Pituitary adenomas exhibit relatively high long-term recurrence rates and delayed intervention is often required. The overall risk of recurrence after pituitary tumor surgery is reported to be between 7-33% at 5-10 years.[36-40] O’Sullivan et al. reported a recurrence rate of 0% in the gross total resection group. In comparison, based on the presence of intrasellar and extrasellar remnants, the recurrence rates after 5 years were reported as 15.4% and 51.4%, respectively. Therefore, if tumor staining becomes clearer using ICG, it is expected that the recurrence rate can be reduced.

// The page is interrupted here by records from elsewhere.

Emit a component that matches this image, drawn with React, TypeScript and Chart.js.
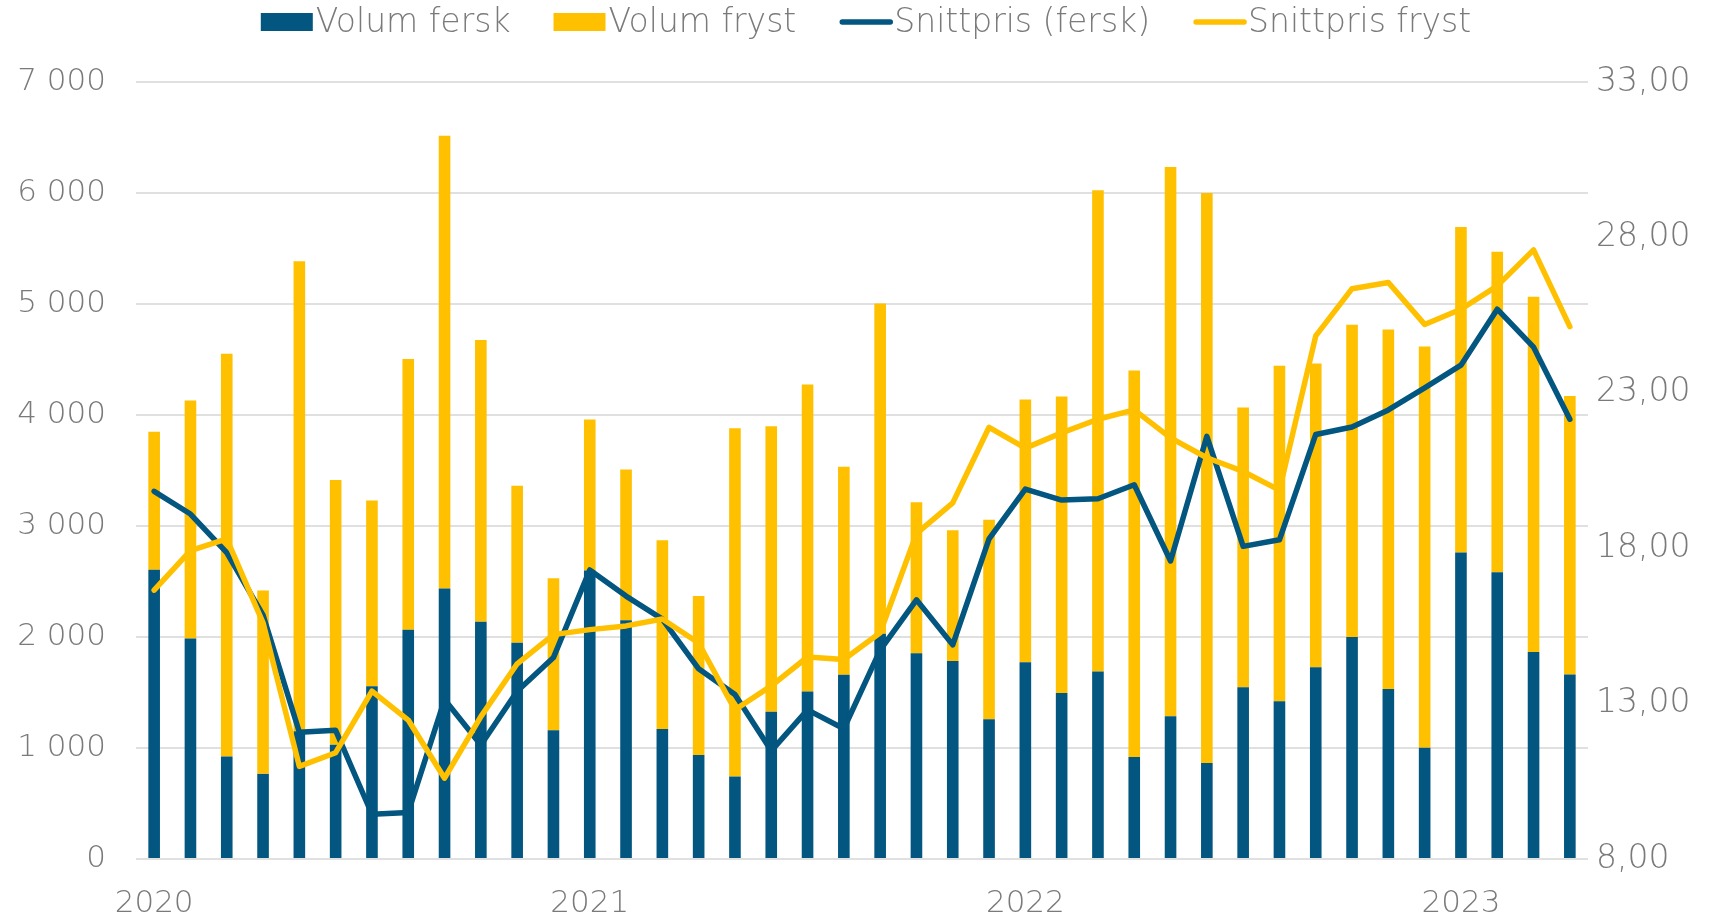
import React, { useEffect, useRef } from "react";
import { Chart, registerables } from "chart.js";

Chart.register(...registerables);

const categories = [
  "2020-01", "2020-02", "2020-03", "2020-04", "2020-05", "2020-06", "2020-07", "2020-08", "2020-09", "2020-10", "2020-11", "2020-12",
  "2021-01", "2021-02", "2021-03", "2021-04", "2021-05", "2021-06", "2021-07", "2021-08", "2021-09", "2021-10", "2021-11", "2021-12",
  "2022-01", "2022-02", "2022-03", "2022-04", "2022-05", "2022-06", "2022-07", "2022-08", "2022-09", "2022-10", "2022-11", "2022-12",
  "2023-01", "2023-02", "2023-03", "2023-04",
];

const volumFersk = [
  2606, 1986, 924, 767, 1150, 1030, 1557, 2065, 2437, 2138, 1948, 1160,
  2600, 2150, 1172, 938, 743, 1326, 1508, 1659, 2030, 1853, 1783, 1258,
  1773, 1496, 1690, 919, 1287, 864, 1548, 1422, 1728, 2000, 1531, 1003,
  2762, 2583, 1864, 1663,
];

const volumFryst = [
  1244, 2144, 3628, 1652, 4236, 2385, 1673, 2440, 4078, 2537, 1415, 1370,
  1360, 1360, 1699, 1431, 3137, 2572, 2767, 1875, 2975, 1360, 1178, 1798,
  2367, 2670, 4335, 3481, 4948, 5136, 2520, 3021, 2736, 2813, 3240, 3614,
  2931, 2887, 3202, 2508,
];

const snittprisFersk = [
  19.83, 19.1, 17.86, 15.85, 12.08, 12.14, 9.44, 9.5, 13.13, 11.67, 13.4, 14.48,
  17.3, 16.46, 15.72, 14.12, 13.29, 11.48, 12.8, 12.19, 14.72, 16.34, 14.89, 18.3,
  19.9, 19.55, 19.59, 20.04, 17.59, 21.6, 18.06, 18.27, 21.66, 21.9, 22.45, 23.16,
  23.89, 25.69, 24.47, 22.15,
];

const snittprisFryst = [
  16.65, 17.92, 18.3, 15.6, 10.98, 11.42, 13.4, 12.47, 10.6, 12.58, 14.28, 15.22,
  15.38, 15.5, 15.72, 14.95, 12.8, 13.57, 14.5, 14.42, 15.28, 18.47, 19.46, 21.89,
  21.22, 21.71, 22.15, 22.45, 21.55, 20.91, 20.47, 19.87, 24.83, 26.35, 26.55, 25.2,
  25.69, 26.44, 27.6, 25.13,
];

const seriesNames = ["Volum fersk", "Volum fryst", "Snittpris (fersk)", "Snittpris fryst"];

const BLUE = "#02567f";
const YELLOW = "#ffc000";
const TEXT = "#7a7a7a";
const GRID = "#e0e0e0";
const FONT_FAMILY = "'DejaVu Sans', sans-serif";
const FONT_WEIGHT = "200";
const FONT_SIZE = 31;
const LEGEND_FONT_SIZE = 33;
const LINE_W = 5.5;

const W = 1711;
const H = 917;

const legendPlugin = {
  id: "customLegend",
  afterDraw(chart: any) {
    const ctx = chart.ctx as CanvasRenderingContext2D;
    const ds = chart.data.datasets;
    ctx.save();
    ctx.font = `${FONT_WEIGHT} ${LEGEND_FONT_SIZE}px ${FONT_FAMILY}`;
    ctx.textBaseline = "middle";
    ctx.textAlign = "left";
    const symW = 54;
    const symGap = 1;
    const itemGap = 43;
    const widths = ds.map((d: any) => ctx.measureText(d.label).width);
    const total =
      widths.reduce((a: number, b: number) => a + b, 0) +
      ds.length * (symW + symGap) +
      (ds.length - 1) * itemGap;
    const ca = chart.chartArea;
    let x = (ca.left + ca.right) / 2 - total / 2 + 4;
    const y = 22;
    ds.forEach((d: any, i: number) => {
      if (d.type === "line") {
        ctx.strokeStyle = d.borderColor;
        ctx.lineWidth = LINE_W;
        ctx.lineCap = "round";
        ctx.beginPath();
        ctx.moveTo(x + 3, y);
        ctx.lineTo(x + symW - 3, y);
        ctx.stroke();
      } else {
        ctx.fillStyle = d.backgroundColor;
        ctx.fillRect(x, y - 9, symW - 2, 18);
      }
      x += symW + symGap;
      ctx.fillStyle = TEXT;
      ctx.fillText(d.label, x, y + 1);
      x += widths[i] + itemGap;
    });
    ctx.restore();
  },
};

export default function App() {
  const ref = useRef<HTMLCanvasElement | null>(null);

  useEffect(() => {
    if (!ref.current) return;
    const font = { family: FONT_FAMILY, size: FONT_SIZE, weight: FONT_WEIGHT as any };
    const chart = new Chart(ref.current, {
      type: "bar",
      data: {
        labels: categories,
        datasets: [
          {
            type: "bar",
            label: seriesNames[0],
            data: volumFersk,
            backgroundColor: BLUE,
            yAxisID: "y",
            stack: "vol",
            order: 2,
            barPercentage: 0.32,
            categoryPercentage: 1,
          },
          {
            type: "bar",
            label: seriesNames[1],
            data: volumFryst,
            backgroundColor: YELLOW,
            yAxisID: "y",
            stack: "vol",
            order: 3,
            barPercentage: 0.32,
            categoryPercentage: 1,
          },
          {
            type: "line",
            label: seriesNames[2],
            data: snittprisFersk,
            borderColor: BLUE,
            backgroundColor: BLUE,
            borderWidth: LINE_W,
            pointRadius: 0,
            tension: 0,
            borderCapStyle: "round",
            borderJoinStyle: "round",
            yAxisID: "y2",
            order: 1,
          },
          {
            type: "line",
            label: seriesNames[3],
            data: snittprisFryst,
            borderColor: YELLOW,
            backgroundColor: YELLOW,
            borderWidth: LINE_W,
            pointRadius: 0,
            tension: 0,
            borderCapStyle: "round",
            borderJoinStyle: "round",
            yAxisID: "y2",
            order: 0,
          },
        ] as any,
      },
      options: {
        responsive: false,
        animation: false,
        layout: { padding: { top: 82, left: 0, right: 0, bottom: 0 } },
        plugins: {
          legend: { display: false },
          tooltip: { enabled: false },
        },
        scales: {
          x: {
            stacked: true,
            grid: { display: false, drawTicks: false },
            border: { display: false },
            ticks: {
              autoSkip: false,
              maxRotation: 0,
              minRotation: 0,
              padding: 26,
              color: TEXT,
              font,
              callback: (_v: any, i: number) =>
                categories[i].endsWith("-01") ? categories[i].slice(0, 4) : "",
            },
            afterFit: (s: any) => {
              s.height = 58;
            },
          },
          y: {
            stacked: true,
            position: "left",
            min: 0,
            max: 7000,
            grid: { color: GRID, lineWidth: 2, drawTicks: false },
            border: { display: false },
            ticks: {
              stepSize: 1000,
              padding: 30,
              color: TEXT,
              font,
              callback: (v: any) => {
                const n = Number(v);
                return n >= 1000 ? `${Math.floor(n / 1000)} ${String(n % 1000).padStart(3, "0")}` : String(n);
              },
            },
            afterFit: (s: any) => {
              s.width = 136;
            },
          },
          y2: {
            position: "right",
            min: 8,
            max: 33,
            grid: { display: false, drawTicks: false },
            border: { display: false },
            ticks: {
              stepSize: 5,
              padding: 8,
              color: TEXT,
              font: { ...font, size: 33 },
              callback: (v: any) => Number(v).toFixed(2).replace(".", ","),
            },
            afterFit: (s: any) => {
              s.width = W - 1588;
            },
          },
        },
      },
      plugins: [legendPlugin],
    });
    return () => chart.destroy();
  }, []);

  return (
    <div style={{ position: "fixed", left: 0, top: 0, width: W, height: H, background: "#fff" }}>
      <canvas ref={ref} width={W} height={H} style={{ width: W, height: H, display: "block" }} />
    </div>
  );
}
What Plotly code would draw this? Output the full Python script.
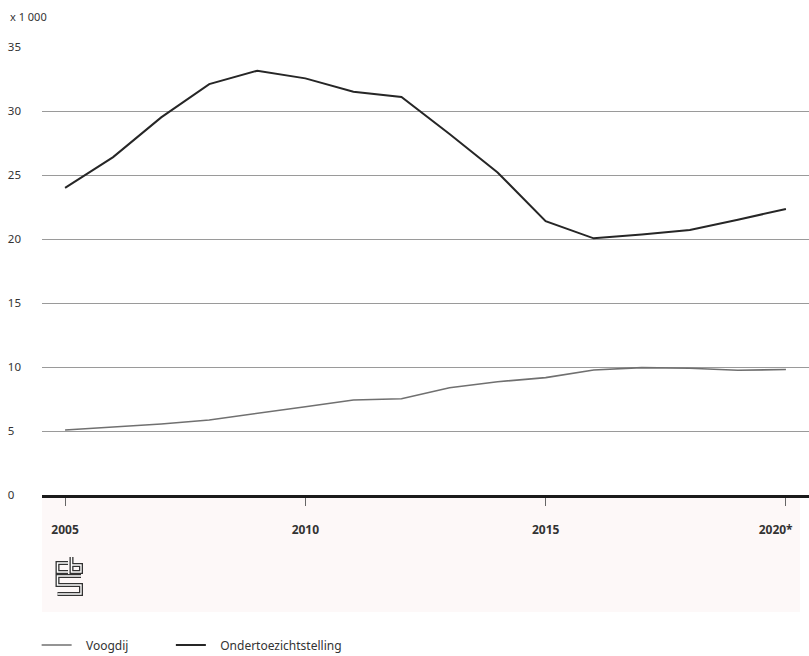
import plotly.graph_objects as go

years = list(range(2005, 2021))
ondertoezichtstelling = [24.0, 26.4, 29.5, 32.1, 33.15, 32.55, 31.5, 31.1, 28.2, 25.2, 21.4, 20.05, 20.35, 20.7, 21.5, 22.35]
voogdij = [5.08, 5.3, 5.55, 5.86, 6.4, 6.9, 7.42, 7.52, 8.38, 8.85, 9.17, 9.77, 9.95, 9.9, 9.75, 9.8]

y_ticks = [0, 5, 10, 15, 20, 25, 30, 35]
y_ticktext = ["0\u2007", "5\u2007", "10", "15", "20", "25", "30", "35"]
x_ticks = [2005, 2010, 2015, 2020]
x_ticktext = ["<b>2005</b>", "<b>2010</b>", "<b>2015</b>", "<b>2020*</b>\u2007\u2007\u2007"]

W, H = 809, 656
L, R, T, B = 42, 0, 47, 161
pw, ph = W - L - R, H - T - B

def px(x):
    return (x - L) / pw

def py(y):
    return (H - B - y) / ph

fig = go.Figure()
fig.add_trace(go.Scatter(x=years, y=voogdij, mode="lines",
                         name="\u00a0\u00a0\u00a0Voogdij" + "\u00a0" * 12,
                         line=dict(color="#707070", width=1.6)))
fig.add_trace(go.Scatter(x=years, y=ondertoezichtstelling, mode="lines",
                         name="\u00a0\u00a0\u00a0Ondertoezichtstelling",
                         line=dict(color="#262626", width=2)))

shapes = []
shapes.append(dict(type="rect", xref="paper", yref="paper", x0=px(42), x1=px(800), y0=py(612), y1=py(497),
                   fillcolor="#fdf8f8", line=dict(width=0), layer="below"))

logo_paths = [
    [(68, 563), (57.5, 563), (57.5, 572), (68, 572)],
    [(71.5, 557), (71.5, 572), (81, 572), (81, 565), (71.5, 565)],
    [(81, 576), (57.5, 576), (57.5, 585), (81, 585), (81, 594), (57.5, 594)],
]
for pts in logo_paths:
    d = "M " + " L ".join(f"{px(x):.5f},{py(y):.5f}" for x, y in pts)
    shapes.append(dict(type="path", xref="paper", yref="paper", path=d, line=dict(color="#333333", width=4)))
    shapes.append(dict(type="path", xref="paper", yref="paper", path=d, line=dict(color="#ffffff", width=1.4)))

fig.update_layout(
    width=W, height=H,
    margin=dict(l=L, r=R, t=T, b=B, autoexpand=False),
    paper_bgcolor="white", plot_bgcolor="white",
    font=dict(family="Noto Sans", size=11, color="#333333"),
    showlegend=True,
    legend=dict(orientation="h", x=-0.007, xanchor="left", y=py(645), yanchor="middle",
                font=dict(size=12, color="#333333"), itemwidth=30, traceorder="normal"),
    shapes=shapes,
    annotations=[dict(text="x 1 000", xref="paper", yref="paper", x=px(8), y=py(17),
                      xanchor="left", yanchor="middle", showarrow=False,
                      font=dict(size=11, color="#333333"))],
)
fig.update_xaxes(range=[2004.52, 2020.48], tickvals=x_ticks, ticktext=x_ticktext, automargin=False,
                 ticklabeloverflow="allow", ticklabelstandoff=14,
                 showgrid=False, zeroline=False, showline=True, linecolor="#1a1a1a", linewidth=2.5,
                 ticks="outside", ticklen=8, tickcolor="#666666", tickwidth=1,
                 tickfont=dict(size=12, color="#333333"))
fig.update_yaxes(range=[0, 35], tickvals=y_ticks, ticktext=y_ticktext, automargin=False,
                 showgrid=True, gridcolor="#9a9a9a", gridwidth=1, zeroline=False,
                 ticks="", ticklabelstandoff=20, tickfont=dict(size=11.5, color="#333333"))

fig.write_html("out.html", config={"displayModeBar": False},
               post_script="document.body.style.margin='0';document.body.style.overflow='hidden';")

A nasoseptal flap is a surgical technique that is applied in skull base reconstruction following anterior skull base tumor removal. Knowledge of the anatomical variations of the sphenopalatine artery and the surrounding structures is crucial when preparing nasoseptal flaps. Because of its specific septal branch blood supply, the nasoseptal flap provides reliable revascularization and robust coverage for skull base reconstruction. It is difficult to find the exact run of the artery when preparing nasoseptal flaps. However, it would be very helpful if the approximate run of the artery could be estimated. As in this study, it is expected that ICG can be applied to overcome the limitations of what can be visualized in white light and applied as an improved tool for more complete surgery.
This study is a preliminary result and the number of cases is very small. Therefore, it will be necessary to build a proper usage protocol with more experience and additional studies and observations.